Ini tentu berbeda dengan Menag sebelumnya, Fachrul Razi yang purnawirawan jenderal itu. Saat usai dilantik beliau secara eksplisit menegaskan: akan segera action, turun lapangan menangani problem intoleransi, radikalisme, dan terorisme dengan pendekatan antara lain: membenahi kurikulum pendidikan agama dan menindak tegas bagi yang melanggar ketentuan hukum, bahkan jika ada ASN di kementeriannya yang bangkang tidak segan-segan untuk dicopot.



Pertama: Depoilitisasi Agama



Menurut Menag baru ini, agama harus dijadikan sebagai inspirasi dan memberikan nilai bagi kehidupan berbangsa dan bernegara. Bukan sebaliknya agama dijadikan sebagai alat politik untuk memperoleh kekuasaan. Pemikiran ini tentu diilhami oleh tokoh sentralnya, Gus Dur yang selalu konsisten menjadikan agama sebagai tatanan nilai bukan institusi itu sendiri. Maka, Gus Dur tidak pernah mau menyuarakan Islam secara formal dan struktural, namun sebaliknya, Islam dijadikan sebagai nilai dalam tetanan kehidupan berbangsa dan bernegara. Bukan negara Islam yang harus diperjuangkan, tetapi masyarakat Islam (Islamic culture).



Pemikiran di atas sejalan dengan apa yang pernah ditegskan oleh Jurgensmeyer (1993:145-146), bahwa tatanan Dunia Baru yang menggantikan kekuatan-kekuatan bipolar Perang Dingin masa lalu tidak hanya dicirikan oleh munculnya kekuatan-kekuatan ekonomi baru, ambruknya kerajaan-kerajaan kuno dan melemahnya komunisme, melainkan oleh bangkitnya identitas-identitas parokial yang didasarkan pada etnis dan kesetiaan agama.

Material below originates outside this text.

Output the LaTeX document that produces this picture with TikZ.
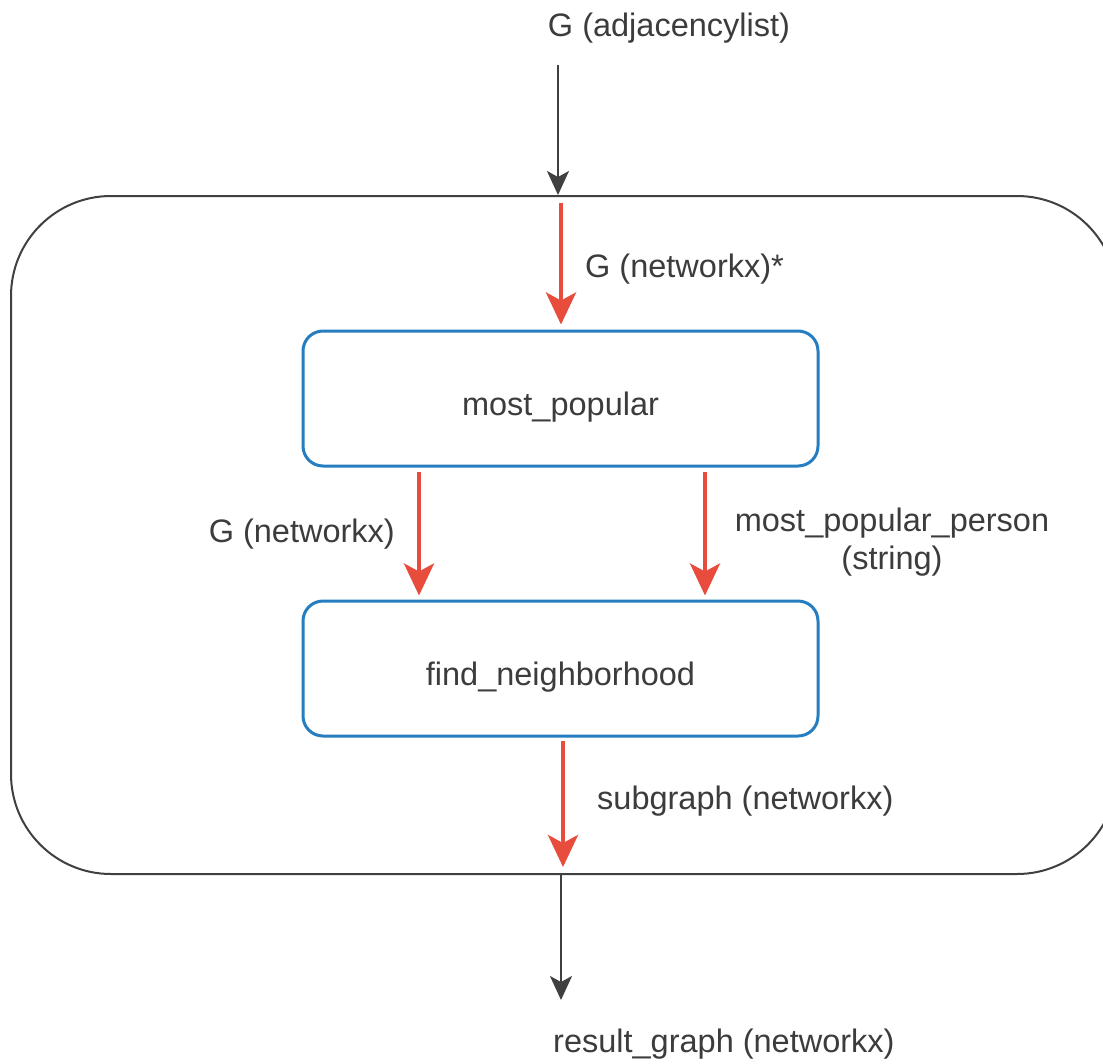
\documentclass[tikz,border=0pt]{standalone}
\usepackage{fontspec}
\setmainfont{Liberation Sans}
\usetikzlibrary{arrows.meta}
\definecolor{redarr}{RGB}{231,76,60}
\definecolor{bluebox}{RGB}{38,126,192}
\definecolor{txt}{RGB}{60,60,60}
\definecolor{outerc}{RGB}{64,64,64}
\tikzset{
  procbox/.style={draw=bluebox, line width=3pt, rounded corners=20pt, minimum width=515pt, minimum height=135pt, inner sep=0pt, text=txt, text height=34pt, text depth=0pt},
  outerbox/.style={draw=outerc, line width=2pt, rounded corners=100pt, minimum width=1106pt, minimum height=678pt, inner sep=0pt},
  redarrow/.style={draw=redarr, line width=4pt, -{Stealth[length=32pt,width=30pt,inset=8pt]}},
  blackarrow/.style={draw=outerc, line width=2pt, -{Stealth[length=24pt,width=22pt,inset=6pt]}},
  lbl/.style={text=txt, inner sep=0pt}
}
\begin{document}
\begin{tikzpicture}[x=1pt,y=-1pt, font=\fontsize{32.5}{38}\selectfont]
\useasboundingbox (0,0) rectangle (1103,1063);
\clip (0,0) rectangle (1103,1063);
\fill[white] (0,0) rectangle (1103,1063);

\node[outerbox] (outer) at (564,535) {};
\node[procbox] (mp) at (560.5,398.5) {most\_popular};
\node[procbox] (fn) at (560.5,668.5) {find\_neighborhood};

\node[lbl] (gin) at (669,28) {G (adjacencylist)};
\node[lbl, anchor=west] (l1) at (585,269) {G (networkx)*};
\node[lbl, anchor=east] (l2) at (395,534) {G (networkx)};
\node[lbl, align=center] (l3) at (892,542) {most\_popular\_person\\(string)};
\node[lbl, anchor=west] (l4) at (597,801) {subgraph (networkx)};
\node[lbl, anchor=west] (gout) at (553,1044) {result\_graph (networkx)};

\coordinate (ins) at (558,65);
\coordinate (r1s) at (561,203);
\coordinate (r2s) at (419,472);
\coordinate (r3s) at (705,472);
\coordinate (r4s) at (563,741);
\coordinate (outs) at (561,874);
\coordinate (oute) at (561,1000);

\draw[blackarrow] (ins) -- (ins |- outer.north);
\draw[redarrow, shorten >=5pt] (r1s) -- (r1s |- mp.north);
\draw[redarrow, shorten >=4pt] (r2s) -- (r2s |- fn.north);
\draw[redarrow, shorten >=4pt] (r3s) -- (r3s |- fn.north);
\draw[redarrow, shorten >=8pt] (r4s) -- (r4s |- outer.south);
\draw[blackarrow] (outs) -- (oute);
\end{tikzpicture}
\end{document}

Senada dengan Jurgensmeyer, Abdul Karim Soroush (2003:32-34) menilai, bahwa salah satu penyakit teoretis di dunia Islam yang paling berat adalah bahwa orang lebih memahami Islam sebagai identitas dari pada sebagai kebenaran. Selanjutnya ia mengatakan bahwa orang Islam mempunyai identitas dan peradaban itu memang benar, tetapi mereka tidak boleh menggunakan Islam demi kepentingan identitas tersebut (baca: politisasi agama atau Islam politik). Islam identitas harus tunduk pada Islam sebagai kebenaran, karena Islam sebagai kebenaran bisa berdampingan dengan kebenaran-kebenaran lain, sedangkan Islam identitas cenderung berseteru. Islam identitas menurut Soroush adalah Islam perang, bukan Islam damai.

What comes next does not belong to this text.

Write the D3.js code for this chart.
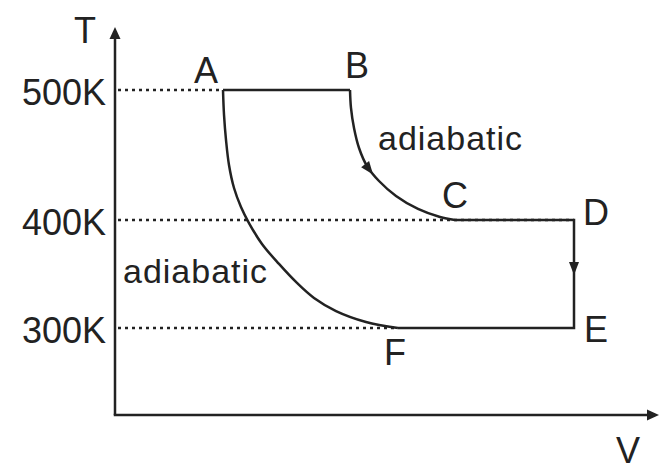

Dalam masalah konflik yang mengusung isu keagamaan, tindakan preventif perlu lebih dikedepankan. Mengobati konflik yang berwajah agama sangat sulit dilakukan, karena konflik ini menimbulkan luka yang mendalam di masyarakat yang terlanda konflik. Tindakan preventif yang perlu dilakukan adalah mengantisipasi gerakan yang tumbuh dan berkembang di masyarakat dengan menyiapkan regulasi dan perundang-undangan serta penjagaan yang ketat oleh keamanan negara bagi siapapun yang hendak merubah bentuk Negara Kesatuan Republik Indonesia (NKRI) ke bentuk yang lain (termasuk NII).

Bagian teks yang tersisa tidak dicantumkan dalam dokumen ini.